The Oswego State College Republicans, lined thousands of American flags around the Marano Campus Center entrance Wednesday to commemorate the victims of the 9/11 terrorist attacks.
Thirteen years ago, a crisp and clear Tuesday morning spiraled into a dark day for many Americans. Nineteen combatants of the Islamic extremist group, al-Qaida, claimed the lives of nearly 3,000 Americans, including 12 Oswego State alumni, in the hijacking of four U.S. airliners.
The string of violent attacks began at 8:45 a.m. when the terrorist group flew two planes, American Airlines Flight 11 and United Airlines Flight 175, into the World Trade Center, in New York City. At 9:43 a.m., the American Airlines Flight 77 flew into the Pentagon, in Arlington, Va. and by 10:10 a.m., United Airlines Flight 93 crashed into a field in Somerset County, Pa.
While millions of Americans continue to memorialize the victims on Thursday, Sept. 11, 2014, the children of 2001, now university students, hope to bring remembrance as well.

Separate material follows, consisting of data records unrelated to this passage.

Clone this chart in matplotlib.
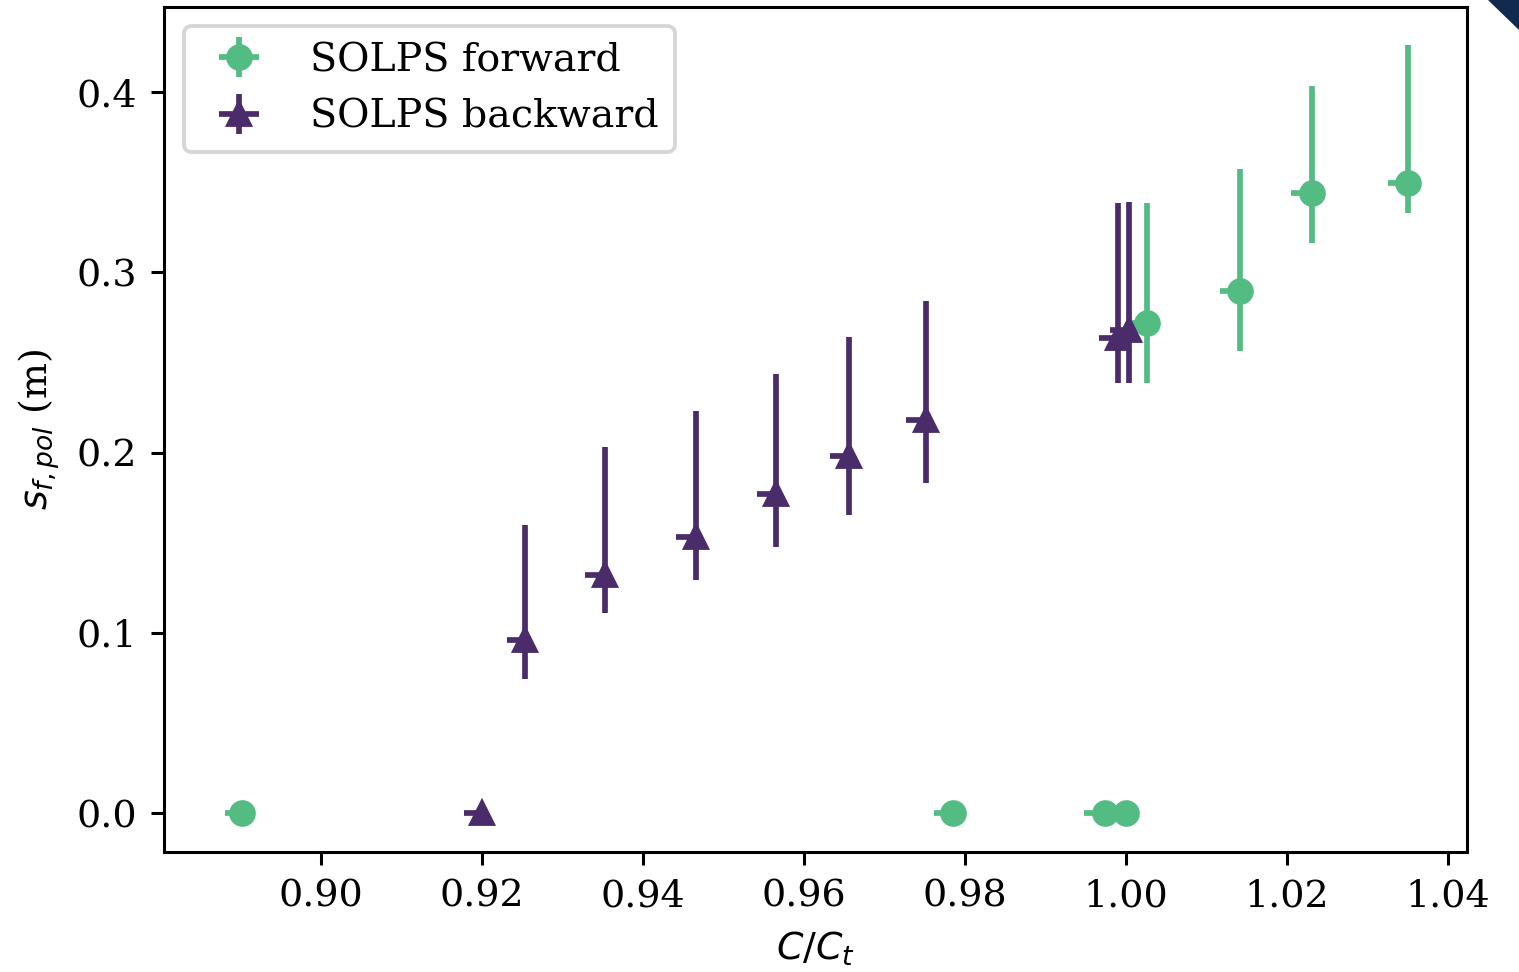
import matplotlib
matplotlib.use("Agg")
import matplotlib.pyplot as plt
from matplotlib.patches import Polygon
import numpy as np

plt.rcParams["font.family"] = "DejaVu Serif"
plt.rcParams["mathtext.fontset"] = "dejavusans"
plt.rcParams["font.size"] = 10

# SOLPS forward scan
fwd_x = [0.8902, 0.9785, 0.9974, 1.0000, 1.0026, 1.0141, 1.0231, 1.0350]
fwd_y = [0.0, 0.0, 0.0, 0.0, 0.2721, 0.2899, 0.3442, 0.3497]
fwd_y_lo = [0.0, 0.0, 0.0, 0.0, 0.2388, 0.2566, 0.3165, 0.3328]
fwd_y_hi = [0.0, 0.0, 0.0, 0.0, 0.3383, 0.3573, 0.4034, 0.4261]
fwd_xerr = [0.0022, 0.0024, 0.0026, 0.0025, 0.0025, 0.0025, 0.0026, 0.0025]

# SOLPS backward scan
bwd_x = [0.9200, 0.9253, 0.9352, 0.9465, 0.9565, 0.9656, 0.9751, 0.9990, 1.0004]
bwd_y = [0.0, 0.0961, 0.1323, 0.1531, 0.1771, 0.1982, 0.2182, 0.2634, 0.2679]
bwd_y_lo = [0.0, 0.0747, 0.1111, 0.1292, 0.1477, 0.1654, 0.1834, 0.2388, 0.2388]
bwd_y_hi = [0.0, 0.1599, 0.2030, 0.2231, 0.2435, 0.2640, 0.2841, 0.3383, 0.3389]
bwd_xerr = [0.0023, 0.0022, 0.0024, 0.0024, 0.0024, 0.0024, 0.0024, 0.0024, 0.0024]

green = "#53bc83"
purple = "#4a2c6a"

dpi = 274
fig = plt.figure(figsize=(1519 / dpi, 972 / dpi), dpi=dpi)
ax = fig.add_axes([0.1080, 0.1238, 0.8575, 0.8695])


def err_arrays(y, lo, hi, xe):
    y = np.asarray(y)
    yerr = np.vstack([y - np.asarray(lo), np.asarray(hi) - y])
    yerr = np.clip(yerr, 0, None)
    xerr = np.vstack([np.asarray(xe), np.zeros(len(xe))])
    return xerr, yerr


xe, ye = err_arrays(fwd_y, fwd_y_lo, fwd_y_hi, fwd_xerr)
ax.errorbar(fwd_x, fwd_y, xerr=xe, yerr=ye, fmt="o", color=green,
            label="SOLPS forward")
xe, ye = err_arrays(bwd_y, bwd_y_lo, bwd_y_hi, bwd_xerr)
ax.errorbar(bwd_x, bwd_y, xerr=xe, yerr=ye, fmt="^", color=purple,
            label="SOLPS backward")

ax.set_xlim(0.88048, 1.04229)
ax.set_ylim(-0.0213, 0.4475)
ax.set_xticks([0.90, 0.92, 0.94, 0.96, 0.98, 1.00, 1.02, 1.04])
ax.set_yticks([0.0, 0.1, 0.2, 0.3, 0.4])
ax.set_xlabel(r"$C/C_t$")
ax.set_ylabel(r"$s_{f,pol}$ (m)")

ax.legend(loc="upper left", fontsize=10.4)

# corner decoration
fig.patches.append(Polygon([[1488 / 1519, 1.0], [1.0, 1.0], [1.0, 1 - 30 / 972]],
                           closed=True, transform=fig.transFigure,
                           facecolor="#132a4f", edgecolor="none"))

fig.savefig("out.png", dpi=dpi)
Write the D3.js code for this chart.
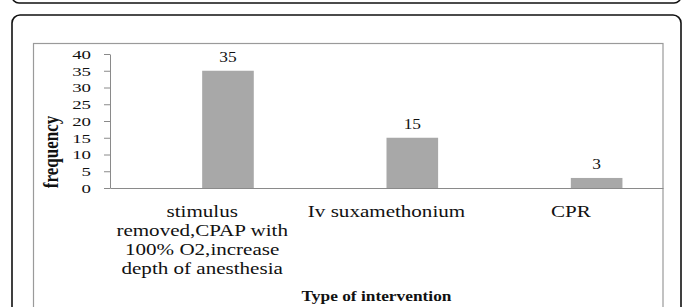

“A lot of innocent people died and we are trying to remember those lives,” said College Republicans Vice President, R.J. Diego. “Everybody that was a part of 9/11 had people that loved them dearly.”
In 2001, Diego was a Virginia resident at the time of terror. Living a short distance from the deadly attacks, Diego remembered that his father worked across the street from the Pentagon. Though Diego was only in kindergarten at the time, he still carries the impact of the day.
“I saw how upset my parents were, my mom was crying. [Dad] knew people that were in the Pentagon…later on in life, he was able to talk to me about it, and [he] said it was a scary moment,” Diego said.
Kneeling to get a few more flags from her pocket to stick inside the mulch pit, chairwoman Victoria Diana of the College Republicans Chapter at Oswego, explained that the memorial has had a positive impact on students.
“People that are directly impacted by the attacks see this and it makes the day a little easier if they lost a loved one, or [if] they lived in Manhattan and lived near what happened,” Diana said.
Counting the amount of flags to post in the ground, College Republicans treasurer Dan Sorokti said that students cannot overlook memorial services on Sept.11.
“We can never forget the tragedy that happened on 9/11,” Sorokti said. “Three thousand Americans died that day. It’s for them [students] to walk by see it and make tribute to the Americans that died. It’s good for them to remember what happened.”
Many students agree with College Republicans. Students who walked past the commemoration said that they felt the memorial service will bring understanding to the college community.
“This is a wake-up call to kids in college,” freshman Tian Burt, said. “You came here for the fun and the socializing and knowing your future but at the same time, be aware of what can happen all around the world.”
Sophomore Sam Schneller was in first grade when the 9/11 attacks occurred. He said that memorial services are great for the students of the university.
“It is a really touching ceremony toward the 9/11 incident, and it’s great for the school to be doing something,” Schneller said.
The College Republicans have displayed the flags every year since 2001.